Treating cleft palate – sometimes the cleft palate is covered by a prosthetic device made to fit the roof of the mouth, covering the gap (palatal obturator). Surgery is also an option, which is typically carried out when the baby is from 6 to 12 months of age. In approximately one fifth of cases the child only needs one surgical procedure. More often than not, though, the child will need a combination of surgical methods and subsequent operations as he/she grows. The Latham Appliance has become more commonplace in cleft lip and cleft palate repair. The device is surgically inserted when the child is about 4 months old; a screw has to be turned daily to close the cleft to assist with future corrective surgeries.
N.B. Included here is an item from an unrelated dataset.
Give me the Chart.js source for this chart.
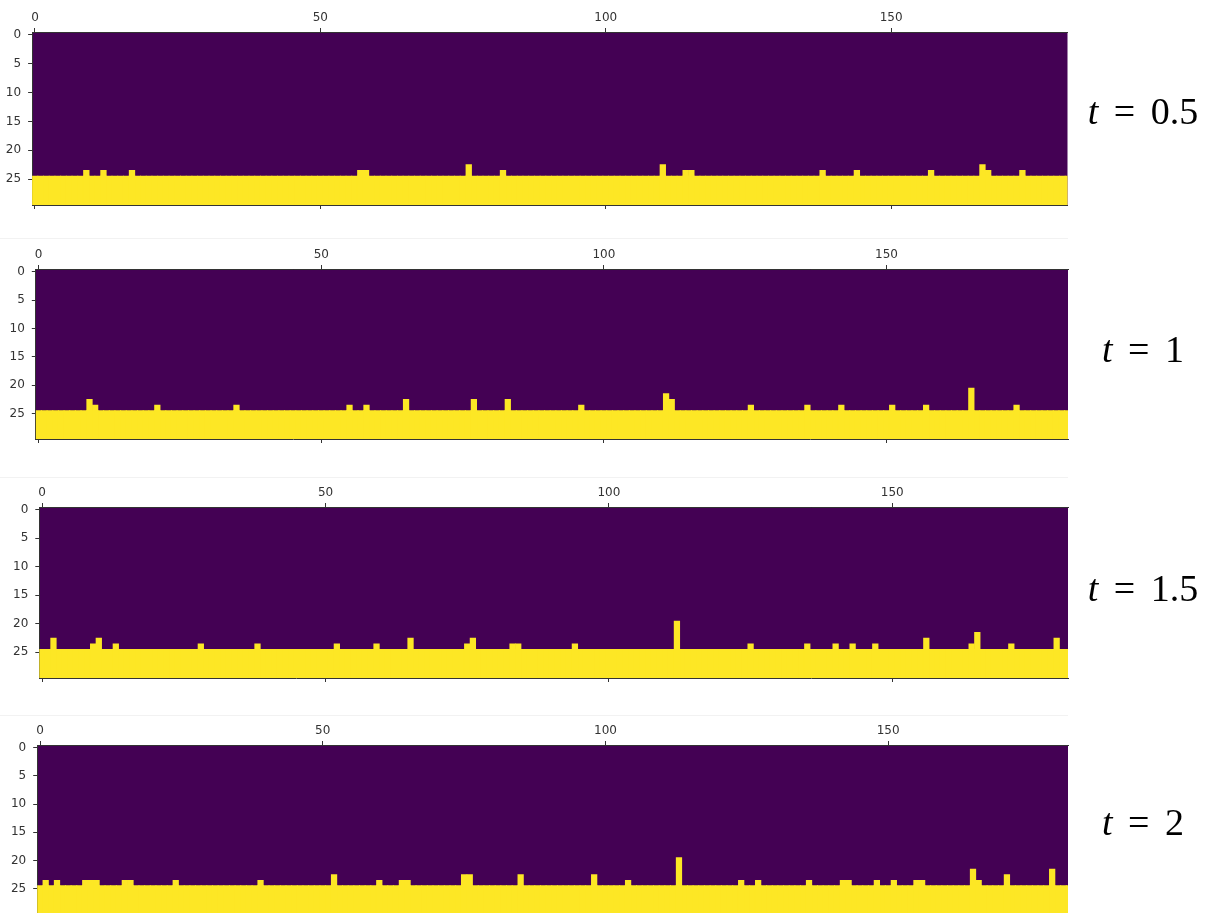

If the gap (cleft) reaches the maxillary alveolar ridge, the fissure is filled with bone tissue, which is taken from somewhere in the child/s body, such as the hip.
Speech and hearing
A grommet (tympanostomy tube) may be inserted into the eardrum in order to keep the middle ear aerated. Grommets also help hearing.
A speech-language pathologist can help solve speech problems. The child may need surgery, such as pharyngeal flap surgery or augmentation pharyngoplasty to reduce the amount of air that escapes through the nose when the child speaks. The speech therapist may also help the child correct pre-operative speaking habits.
The likelihood of being teased or bullied at school is much lower today because of effective and prompt surgical procedures that occur in developed countries and several middle-income nations. Even so, the child may need encouragement to interact with other children from an early age. Children may ask questions regarding any visible evidence of cleft lip/palate – the child should be told in straightforward terms what a cleft lip/palate is, so they can pass this information on to their friends when they ask.
If the child’s condition results in hearing and speech problems, it is important to liaise with the school. Such simple things as making sure he/she sits at a strategic part of the classroom are important.
Children with cleft lip or palate tend to have more dental problems than other children. The ridge of bone that supports the upper teeth and gums (alveolar ridge) might not develop properly. The child may need orthodontic treatment (dental braces).
Tooth decay is more common among children with cleft lip and/or palate. Good oral hygiene can help reduce the risk of decay and dental problems.